→ **DATASET CONTENT**:
┄┄┄┄┄┄┄┄┄┄┄┄┄┄┄┄┄┄┄┄

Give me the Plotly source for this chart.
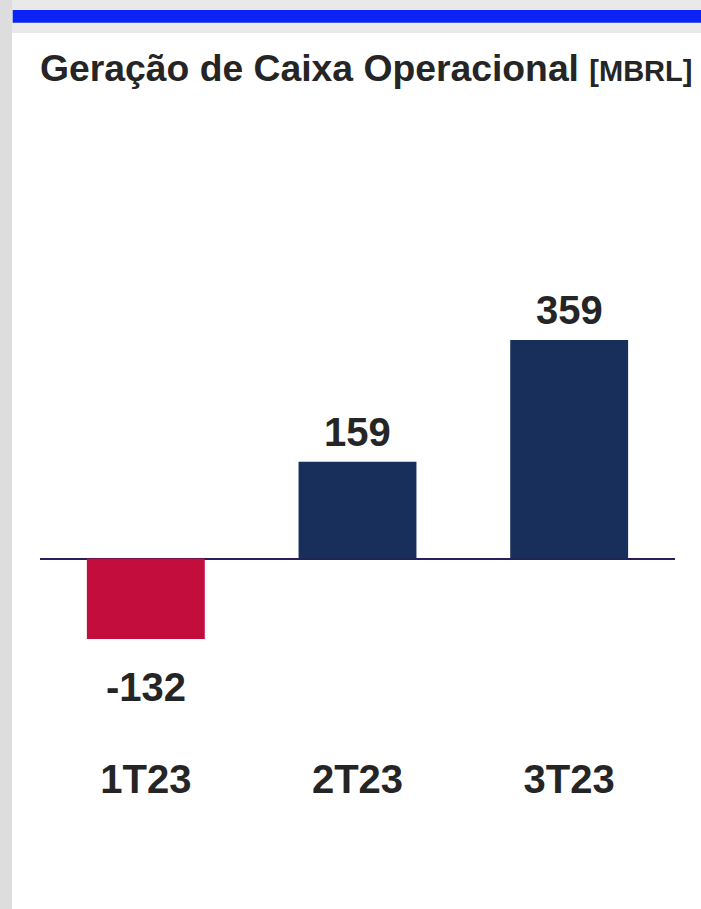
import plotly.graph_objects as go

# ---- data ----
categories = ["1T23", "2T23", "3T23"]
values = [-132, 159, 359]
bar_colors = ["#c30e3d", "#182f5b", "#182f5b"]
title_main = "Geração de Caixa Operacional"
title_unit = "[MBRL]"

W, H = 701, 909
FONT = "Liberation Sans, Arial, Helvetica, sans-serif"
TXT = "#252525"

# plot area in pixels
PX_L, PX_R = 40, 675
PY_T, PY_B = 120, 752
scale = 0.609  # px per unit
zero_y = 558.6
y_top = (zero_y - PY_T) / scale
y_bot = -(PY_B - zero_y) / scale


def px(x):
    return x / W


def py(y):
    return 1 - y / H


fig = go.Figure()
fig.add_trace(go.Bar(
    x=categories,
    y=values,
    marker=dict(color=bar_colors, line=dict(width=0)),
    width=0.557,
    hoverinfo="skip",
))

annotations = []
for c, v in zip(categories, values):
    annotations.append(dict(
        x=c, y=v, xref="x", yref="y",
        text=f"<b>{v}</b>", showarrow=False,
        font=dict(family=FONT, size=40, color=TXT),
        xanchor="center", yanchor="middle",
        yshift=30 if v >= 0 else -48,
    ))

shapes = [
    # top gray band
    dict(type="rect", xref="paper", yref="paper", x0=0, x1=1, y0=py(33), y1=1,
         fillcolor="#e9e9e9", line=dict(width=0), layer="below"),
    # left gray strip
    dict(type="rect", xref="paper", yref="paper", x0=0, x1=px(12), y0=0, y1=1,
         fillcolor="#dddddd", line=dict(width=0), layer="below"),
    # blue band
    dict(type="rect", xref="paper", yref="paper", x0=px(12.7), x1=1, y0=py(22.7), y1=py(10),
         fillcolor="#0b22f4", line=dict(width=0), layer="below"),
]

fig.update_layout(
    width=W, height=H,
    template="none",
    margin=dict(l=0, r=0, t=0, b=0),
    paper_bgcolor="white",
    plot_bgcolor="rgba(0,0,0,0)",
    showlegend=False,
    title=dict(
        text=f"<b>{title_main} <span style='font-size:29px'>{title_unit}</span></b>",
        x=px(40), xanchor="left", xref="container",
        y=py(68), yanchor="middle", yref="container",
        font=dict(family=FONT, size=37.3, color=TXT),
    ),
    xaxis=dict(
        domain=[px(PX_L), px(PX_R)],
        range=[-0.5, 2.5],
        showgrid=False, zeroline=False, showline=False, ticks="",
        tickfont=dict(family=FONT, size=40, color=TXT, weight="bold"),
        automargin=False,
        fixedrange=True,
    ),
    yaxis=dict(
        domain=[py(PY_B), py(PY_T)],
        range=[y_bot, y_top],
        showgrid=False, showticklabels=False, showline=False, ticks="",
        zeroline=True, zerolinecolor="#2a1f5c", zerolinewidth=2,
        automargin=False,
        fixedrange=True,
    ),
    shapes=shapes,
    annotations=annotations,
)

fig.write_html(
    "out.html",
    config={"displayModeBar": False},
    post_script="document.body.style.margin='0';document.body.style.overflow='hidden';",
)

┄┄┄┄┄┄┄┄┄┄┄┄┄┄┄┄┄┄┄┄

→ **INSTRUCTIONS FOR THE TASK**: All of the material above needs to be restated exactly, with no pictures.

→ **RESULT FOR THIS TASK**:
Give me the Plotly source for this chart.
import plotly.graph_objects as go

# ---- data ----
categories = ["1T23", "2T23", "3T23"]
values = [-132, 159, 359]
bar_colors = ["#c30e3d", "#182f5b", "#182f5b"]
title_main = "Geração de Caixa Operacional"
title_unit = "[MBRL]"

W, H = 701, 909
FONT = "Liberation Sans, Arial, Helvetica, sans-serif"
TXT = "#252525"

# plot area in pixels
PX_L, PX_R = 40, 675
PY_T, PY_B = 120, 752
scale = 0.609  # px per unit
zero_y = 558.6
y_top = (zero_y - PY_T) / scale
y_bot = -(PY_B - zero_y) / scale


def px(x):
    return x / W


def py(y):
    return 1 - y / H


fig = go.Figure()
fig.add_trace(go.Bar(
    x=categories,
    y=values,
    marker=dict(color=bar_colors, line=dict(width=0)),
    width=0.557,
    hoverinfo="skip",
))

annotations = []
for c, v in zip(categories, values):
    annotations.append(dict(
        x=c, y=v, xref="x", yref="y",
        text=f"<b>{v}</b>", showarrow=False,
        font=dict(family=FONT, size=40, color=TXT),
        xanchor="center", yanchor="middle",
        yshift=30 if v >= 0 else -48,
    ))

shapes = [
    # top gray band
    dict(type="rect", xref="paper", yref="paper", x0=0, x1=1, y0=py(33), y1=1,
         fillcolor="#e9e9e9", line=dict(width=0), layer="below"),
    # left gray strip
    dict(type="rect", xref="paper", yref="paper", x0=0, x1=px(12), y0=0, y1=1,
         fillcolor="#dddddd", line=dict(width=0), layer="below"),
    # blue band
    dict(type="rect", xref="paper", yref="paper", x0=px(12.7), x1=1, y0=py(22.7), y1=py(10),
         fillcolor="#0b22f4", line=dict(width=0), layer="below"),
]

fig.update_layout(
    width=W, height=H,
    template="none",
    margin=dict(l=0, r=0, t=0, b=0),
    paper_bgcolor="white",
    plot_bgcolor="rgba(0,0,0,0)",
    showlegend=False,
    title=dict(
        text=f"<b>{title_main} <span style='font-size:29px'>{title_unit}</span></b>",
        x=px(40), xanchor="left", xref="container",
        y=py(68), yanchor="middle", yref="container",
        font=dict(family=FONT, size=37.3, color=TXT),
    ),
    xaxis=dict(
        domain=[px(PX_L), px(PX_R)],
        range=[-0.5, 2.5],
        showgrid=False, zeroline=False, showline=False, ticks="",
        tickfont=dict(family=FONT, size=40, color=TXT, weight="bold"),
        automargin=False,
        fixedrange=True,
    ),
    yaxis=dict(
        domain=[py(PY_B), py(PY_T)],
        range=[y_bot, y_top],
        showgrid=False, showticklabels=False, showline=False, ticks="",
        zeroline=True, zerolinecolor="#2a1f5c", zerolinewidth=2,
        automargin=False,
        fixedrange=True,
    ),
    shapes=shapes,
    annotations=annotations,
)

fig.write_html(
    "out.html",
    config={"displayModeBar": False},
    post_script="document.body.style.margin='0';document.body.style.overflow='hidden';",
)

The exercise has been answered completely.